[START Supplied data]

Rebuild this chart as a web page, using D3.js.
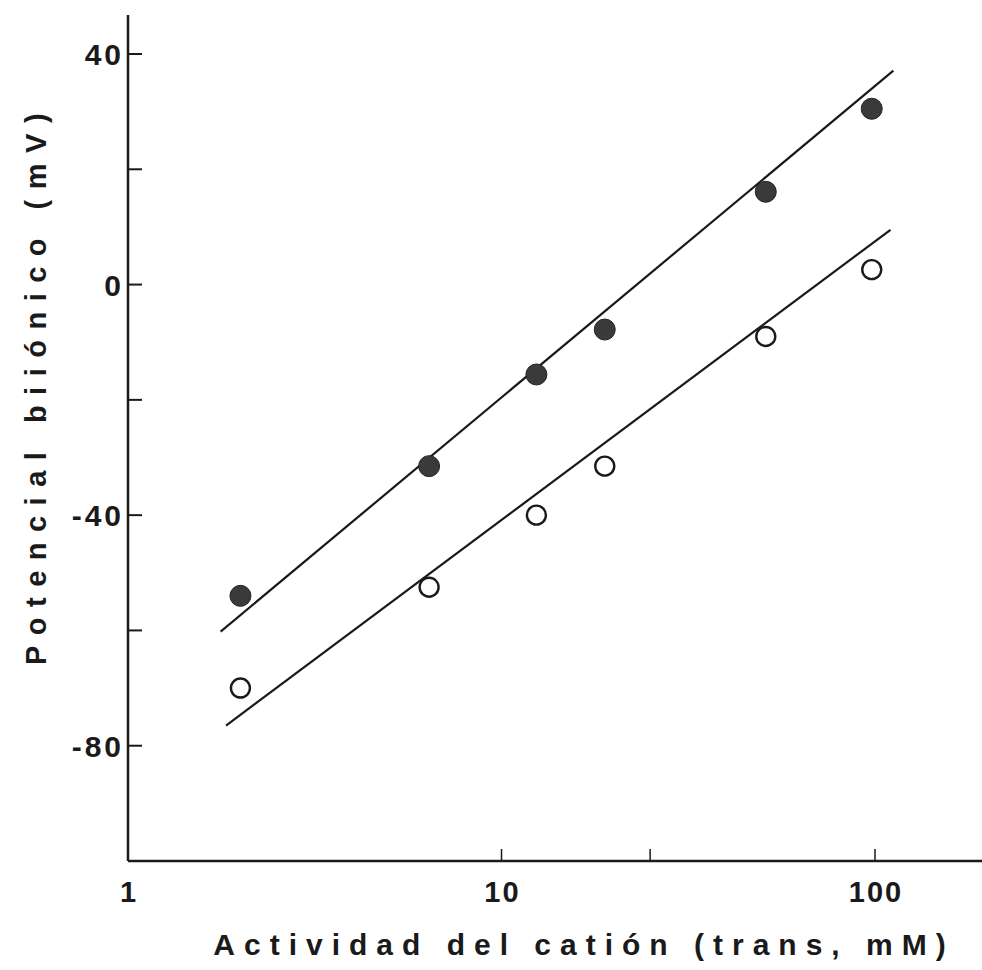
<!DOCTYPE html>
<html>
<head>
<meta charset="utf-8">
<script src="https://cdn.jsdelivr.net/npm/d3@7"></script>
<style>
  body { margin: 0; background: #fff; }
  svg text { font-family: "Liberation Sans", Arial, sans-serif; font-weight: bold; fill: #1a1a1a; }
</style>
</head>
<body>
<svg id="chart" width="982" height="970"></svg>
<script>
// activity of the cation (mM), same for both series
var actividad = [2, 6.4, 12.4, 18.9, 51, 98];
// filled circles
var potLleno = [-54, -31.5, -15.6, -7.8, 16.1, 30.5];
// open circles
var potVacio = [-70, -52.5, -40, -31.5, -9, 2.6];

// fitted lines (end points)
var ajusteLlenoX = [1.77, 112];
var ajusteLlenoY = [-60.2, 37.1];
var ajusteVacioX = [1.83, 110];
var ajusteVacioY = [-76.5, 9.5];

var yTicks = [40, 20, 0, -20, -40, -60, -80];
var yLabels = [40, 0, -40, -80];
var xTicks = [1, 10, 25, 100];
var xLabels = [1, 10, 100];

var svg = d3.select("#chart");

var x = d3.scaleLog().domain([1, 100]).range([128, 875]);
var y = d3.scaleLinear().domain([-100, 40]).range([861, 54]);

// axes lines
svg.append("line")
    .attr("x1", x(1)).attr("x2", 982)
    .attr("y1", y(-100)).attr("y2", y(-100))
    .attr("stroke", "#1a1a1a").attr("stroke-width", 2.5);
svg.append("line")
    .attr("x1", x(1)).attr("x2", x(1))
    .attr("y1", 15).attr("y2", y(-100))
    .attr("stroke", "#1a1a1a").attr("stroke-width", 2.5);

// y ticks (inward)
svg.append("g").selectAll("line")
    .data(yTicks)
    .join("line")
    .attr("x1", x(1)).attr("x2", x(1) + 14)
    .attr("y1", d => y(d)).attr("y2", d => y(d))
    .attr("stroke", "#1a1a1a").attr("stroke-width", 2);

svg.append("g").selectAll("text")
    .data(yLabels)
    .join("text")
    .attr("x", x(1) - 4)
    .attr("y", d => y(d) + 11)
    .attr("text-anchor", "end")
    .attr("font-size", 30)
    .attr("letter-spacing", 3)
    .text(d => d < 0 ? "-" + Math.abs(d) : d);

// x ticks (inward)
svg.append("g").selectAll("line")
    .data(xTicks.slice(1))
    .join("line")
    .attr("x1", d => x(d)).attr("x2", d => x(d))
    .attr("y1", y(-100)).attr("y2", y(-100) - 12)
    .attr("stroke", "#1a1a1a").attr("stroke-width", 1.5);

svg.append("g").selectAll("text")
    .data(xLabels)
    .join("text")
    .attr("x", d => x(d) + 1)
    .attr("y", 902)
    .attr("text-anchor", "middle")
    .attr("font-size", 29)
    .attr("letter-spacing", 2)
    .text(d => d);

// axis titles
svg.append("text")
    .attr("x", 584).attr("y", 955)
    .attr("text-anchor", "middle")
    .attr("font-size", 30)
    .attr("letter-spacing", 9)
    .text("Actividad del catión (trans, mM)");

svg.append("text")
    .attr("transform", "translate(46,384) rotate(-90)")
    .attr("text-anchor", "middle")
    .attr("font-size", 29)
    .attr("letter-spacing", 10.5)
    .text("Potencial biiónico (mV)");

// fitted lines
var linea = d3.line().x(d => x(d[0])).y(d => y(d[1]));
svg.append("path")
    .datum(d3.zip(ajusteLlenoX, ajusteLlenoY))
    .attr("d", linea)
    .attr("fill", "none").attr("stroke", "#1a1a1a").attr("stroke-width", 2.2);
svg.append("path")
    .datum(d3.zip(ajusteVacioX, ajusteVacioY))
    .attr("d", linea)
    .attr("fill", "none").attr("stroke", "#1a1a1a").attr("stroke-width", 2.2);

// points
svg.append("g").selectAll("circle")
    .data(d3.zip(actividad, potLleno))
    .join("circle")
    .attr("cx", d => x(d[0])).attr("cy", d => y(d[1]))
    .attr("r", 10.5)
    .attr("fill", "#3a3a3a")
    .attr("stroke", "#222").attr("stroke-width", 1);

svg.append("g").selectAll("circle")
    .data(d3.zip(actividad, potVacio))
    .join("circle")
    .attr("cx", d => x(d[0])).attr("cy", d => y(d[1]))
    .attr("r", 9.5)
    .attr("fill", "none")
    .attr("stroke", "#1a1a1a").attr("stroke-width", 2.4);
</script>
</body>
</html>
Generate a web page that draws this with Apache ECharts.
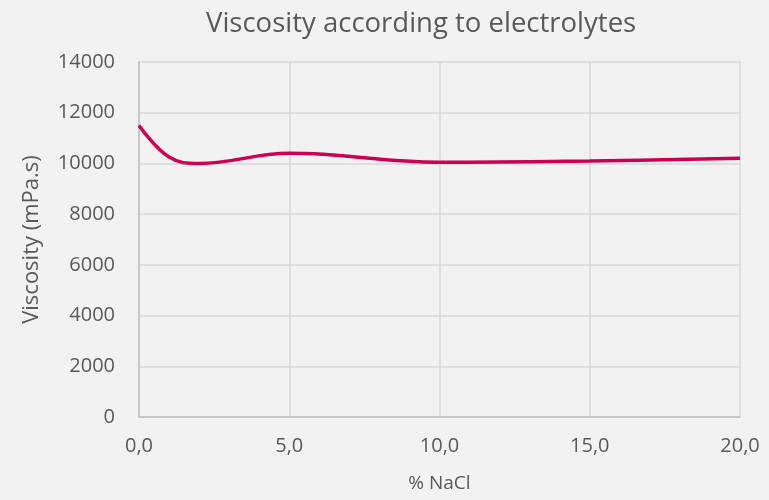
<!DOCTYPE html>
<html><head><meta charset="utf-8">
<script src="https://cdn.jsdelivr.net/npm/echarts@6/dist/echarts.min.js"></script>
<style>html,body{margin:0;padding:0;background:#F2F2F2}#c{width:769px;height:500px}</style>
</head><body><div id="c"></div>
<script>
const titleText = "Viscosity according to electrolytes";
const xName = "% NaCl";
const yName = "Viscosity (mPa.s)";
const nacl = [0, 1, 2, 5, 10, 15, 20];
const viscosity = [11500, 10250, 10000, 10400, 10050, 10100, 10200];

const chart = echarts.init(document.getElementById('c'));
const font = "'Open Sans', sans-serif";
chart.setOption({
  backgroundColor: '#F2F2F2',
  animation: false,
  title: { text: titleText, left: 201, top: 5,
    textStyle: { fontFamily: font, fontSize: 27.5, fontWeight: 'normal', color: '#595959' } },
  grid: { left: 139, right: 29, top: 62, bottom: 83 },
  xAxis: {
    type: 'value', min: 0, max: 20, interval: 5,
    name: xName, nameLocation: 'middle', nameGap: 57,
    nameTextStyle: { fontFamily: font, fontSize: 19, color: '#595959' },
    axisLine: { show: true, lineStyle: { color: '#BFBFBF', width: 1.5 } },
    axisTick: { show: false },
    splitLine: { show: true, lineStyle: { color: '#D9D9D9', width: 1.5 } },
    axisLabel: { fontFamily: font, fontSize: 20, color: '#595959', margin: 19,
      formatter: v => v.toFixed(1).replace('.', ',') }
  },
  yAxis: {
    type: 'value', min: 0, max: 14000, interval: 2000,
    name: yName, nameLocation: 'middle', nameGap: 96,
    nameTextStyle: { fontFamily: font, fontSize: 22, color: '#595959' },
    axisLine: { show: true, lineStyle: { color: '#BFBFBF', width: 1.5 } },
    axisTick: { show: false },
    splitLine: { show: true, lineStyle: { color: '#D9D9D9', width: 1.5 } },
    axisLabel: { fontFamily: font, fontSize: 20, color: '#595959', margin: 24,
      formatter: v => String(v) }
  },
  series: [{
    type: 'line', smooth: 0.4, showSymbol: false,
    data: nacl.map((x, i) => [x, viscosity[i]]),
    lineStyle: { color: '#CC0052', width: 3.5 }
  }]
});
</script></body></html>
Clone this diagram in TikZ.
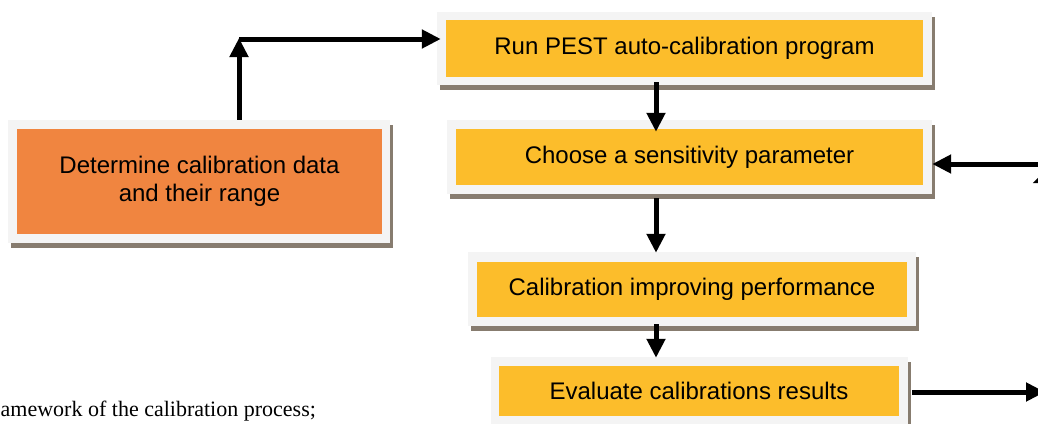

[END Supplied data]

* **Exercise aim**:
Only the lines from the start of the entries above to the line containing "Math.abs(d) : d);" are to be given again, exactly and with both ends included; pictures are excluded.

* **Final result**:
Rebuild this chart as a web page, using D3.js.
<!DOCTYPE html>
<html>
<head>
<meta charset="utf-8">
<script src="https://cdn.jsdelivr.net/npm/d3@7"></script>
<style>
  body { margin: 0; background: #fff; }
  svg text { font-family: "Liberation Sans", Arial, sans-serif; font-weight: bold; fill: #1a1a1a; }
</style>
</head>
<body>
<svg id="chart" width="982" height="970"></svg>
<script>
// activity of the cation (mM), same for both series
var actividad = [2, 6.4, 12.4, 18.9, 51, 98];
// filled circles
var potLleno = [-54, -31.5, -15.6, -7.8, 16.1, 30.5];
// open circles
var potVacio = [-70, -52.5, -40, -31.5, -9, 2.6];

// fitted lines (end points)
var ajusteLlenoX = [1.77, 112];
var ajusteLlenoY = [-60.2, 37.1];
var ajusteVacioX = [1.83, 110];
var ajusteVacioY = [-76.5, 9.5];

var yTicks = [40, 20, 0, -20, -40, -60, -80];
var yLabels = [40, 0, -40, -80];
var xTicks = [1, 10, 25, 100];
var xLabels = [1, 10, 100];

var svg = d3.select("#chart");

var x = d3.scaleLog().domain([1, 100]).range([128, 875]);
var y = d3.scaleLinear().domain([-100, 40]).range([861, 54]);

// axes lines
svg.append("line")
    .attr("x1", x(1)).attr("x2", 982)
    .attr("y1", y(-100)).attr("y2", y(-100))
    .attr("stroke", "#1a1a1a").attr("stroke-width", 2.5);
svg.append("line")
    .attr("x1", x(1)).attr("x2", x(1))
    .attr("y1", 15).attr("y2", y(-100))
    .attr("stroke", "#1a1a1a").attr("stroke-width", 2.5);

// y ticks (inward)
svg.append("g").selectAll("line")
    .data(yTicks)
    .join("line")
    .attr("x1", x(1)).attr("x2", x(1) + 14)
    .attr("y1", d => y(d)).attr("y2", d => y(d))
    .attr("stroke", "#1a1a1a").attr("stroke-width", 2);

svg.append("g").selectAll("text")
    .data(yLabels)
    .join("text")
    .attr("x", x(1) - 4)
    .attr("y", d => y(d) + 11)
    .attr("text-anchor", "end")
    .attr("font-size", 30)
    .attr("letter-spacing", 3)
    .text(d => d < 0 ? "-" + Math.abs(d) : d);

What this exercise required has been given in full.